Playing Monopoly in Real Life

 

I’ve played Monopoly a number of times with my children, rainy Sunday afternoons are ideal for this and my youngest still joyfully remembers bankrupting his older brother the first time we played.

We all know the aim of the game – accumulate enough assets and bankrupt the other players when they can’t pay their debts.

When my two boys were younger and asked what I did all day at work and I think my best analogy has been to Monopoly.

I see successful financial planning as a lot like Monopoly (minus bankrupting your family of course). It can be a slow start; it might take a while before anyone has a full-colour set of two or three properties and can buy houses and hotels.

Similarly, in life, the compound interest of getting your investments and pensions off the ground can be B-O-R-I-N-G as hell in the early years. Compound growth takes time and patience, not aspects we humans have evolved to cope well with. If you are looking for investments to provide excitement in your life, please look elsewhere.

Back on the Monopoly board, once people start landing on your houses and hotels you can start accumulating cash quickly and buying more property. And it compounds on again from there.

Let me get one thing straight, I do not mean you should only buy property in real life. The analogy of Monopoly property means that in real life (or IRL, as my aforementioned kids tell me it’s called), you should buy wealth-creating assets and that means the stock market as well as property.

You don’t win at Monopoly just accumulating cash and it’s the same in the real world; cash is not a wealth-creating asset.

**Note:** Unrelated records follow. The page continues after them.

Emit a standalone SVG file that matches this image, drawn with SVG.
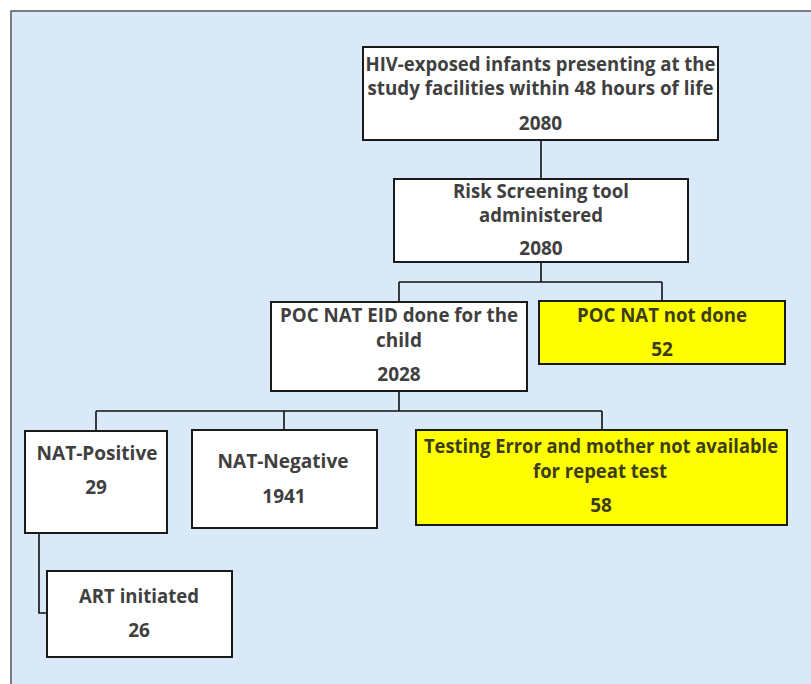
<svg xmlns="http://www.w3.org/2000/svg" width="811" height="684" viewBox="0 0 811 684">
<style>
.bg{fill:#dae9f7;stroke:#555;stroke-width:1.5}
.box{fill:#fff;stroke:#1a1a1a;stroke-width:2}
.ybox{fill:#ffff00;stroke:#1a1a1a;stroke-width:2}
.t{font-family:"Open Sans","Liberation Sans",sans-serif;font-weight:bold;font-size:19px;fill:#404040;text-anchor:middle}
.ty{fill:#3c3c18}
.c{fill:none;stroke:#111;stroke-width:1.6}
</style>
<rect class="bg" x="11" y="11" width="810" height="700"/>
<g id="connectors">
<path class="c" d="M541,140V179"/>
<path class="c" d="M541,262V282M399,282H662M399,282V302M662,282V301"/>
<path class="c" d="M399,391V411M96,411H602M96,411V431M284,411V430M602,411V430"/>
<path class="c" d="M39,533V613H47"/>
</g>
<g id="n1">
<rect class="box" x="363" y="47" width="355" height="93"/>
<text class="t" x="540.5" y="71" textLength="350" lengthAdjust="spacingAndGlyphs">HIV-exposed infants presenting at the</text>
<text class="t" x="540.5" y="95" textLength="346" lengthAdjust="spacingAndGlyphs">study facilities within 48 hours of life</text>
<text class="t" x="540.5" y="130">2080</text>
</g>
<g id="n2">
<rect class="box" x="394" y="179" width="294" height="83"/>
<text class="t" x="541" y="198" textLength="176" lengthAdjust="spacingAndGlyphs">Risk Screening tool</text>
<text class="t" x="541" y="222" textLength="124" lengthAdjust="spacingAndGlyphs">administered</text>
<text class="t" x="541" y="255">2080</text>
</g>
<g id="n3">
<rect class="box" x="271" y="302" width="256" height="89"/>
<text class="t" x="399" y="322" textLength="238" lengthAdjust="spacingAndGlyphs">POC NAT EID done for the</text>
<text class="t" x="399" y="347">child</text>
<text class="t" x="399" y="381">2028</text>
</g>
<g id="n4">
<rect class="ybox" x="539" y="301" width="246" height="63"/>
<text class="t ty" x="662" y="322" textLength="170" lengthAdjust="spacingAndGlyphs">POC NAT not done</text>
<text class="t ty" x="662" y="356">52</text>
</g>
<g id="n5">
<rect class="box" x="25" y="431" width="142" height="102"/>
<text class="t" x="97" y="460" textLength="121" lengthAdjust="spacingAndGlyphs">NAT-Positive</text>
<text class="t" x="96" y="494">29</text>
</g>
<g id="n6">
<rect class="box" x="192" y="430" width="185" height="98"/>
<text class="t" x="283" y="468" textLength="131" lengthAdjust="spacingAndGlyphs">NAT-Negative</text>
<text class="t" x="284" y="503">1941</text>
</g>
<g id="n7">
<rect class="ybox" x="416" y="430" width="371" height="95"/>
<text class="t ty" x="601" y="453" textLength="354" lengthAdjust="spacingAndGlyphs">Testing Error and mother not available</text>
<text class="t ty" x="600" y="478" textLength="134" lengthAdjust="spacingAndGlyphs">for repeat test</text>
<text class="t ty" x="601" y="512">58</text>
</g>
<g id="n8">
<rect class="box" x="47" y="571" width="185" height="86"/>
<text class="t" x="139" y="603" textLength="120" lengthAdjust="spacingAndGlyphs">ART initiated</text>
<text class="t" x="139" y="637">26</text>
</g>
</svg>
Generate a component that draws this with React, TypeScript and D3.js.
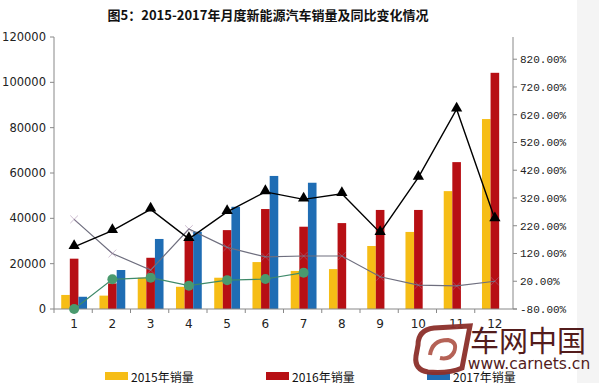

The stock market is easier to enter as it has lower entry costs. And it tends to go up over time as we get better at making things and solving problems.

And by property investing, I do not mean the house you live in. You’re always going to need somewhere to live so I suggest you do not rely on your family home to fund your retirement.

Anyway, back to Monopoly. The way you lose at this game is by owing other people money. As it is with life – if you are in debt you can’t accrue many assets to start compounding. Credit cards and mortgages… they will be your financial death by a thousand cuts, your compound interest in reverse.

Here’s a powerful way to tell if you understand compound interest or not.  Are you ready? People that understand compound interest, earn it. People that don’t, pay it.

To conclude:

  • The name of the game in Monopoly: buy houses and hotels and avoid debts
  • IRL: buy wealth-creating assets and avoid debts

Simple. Not necessarily easy, but nonetheless simple.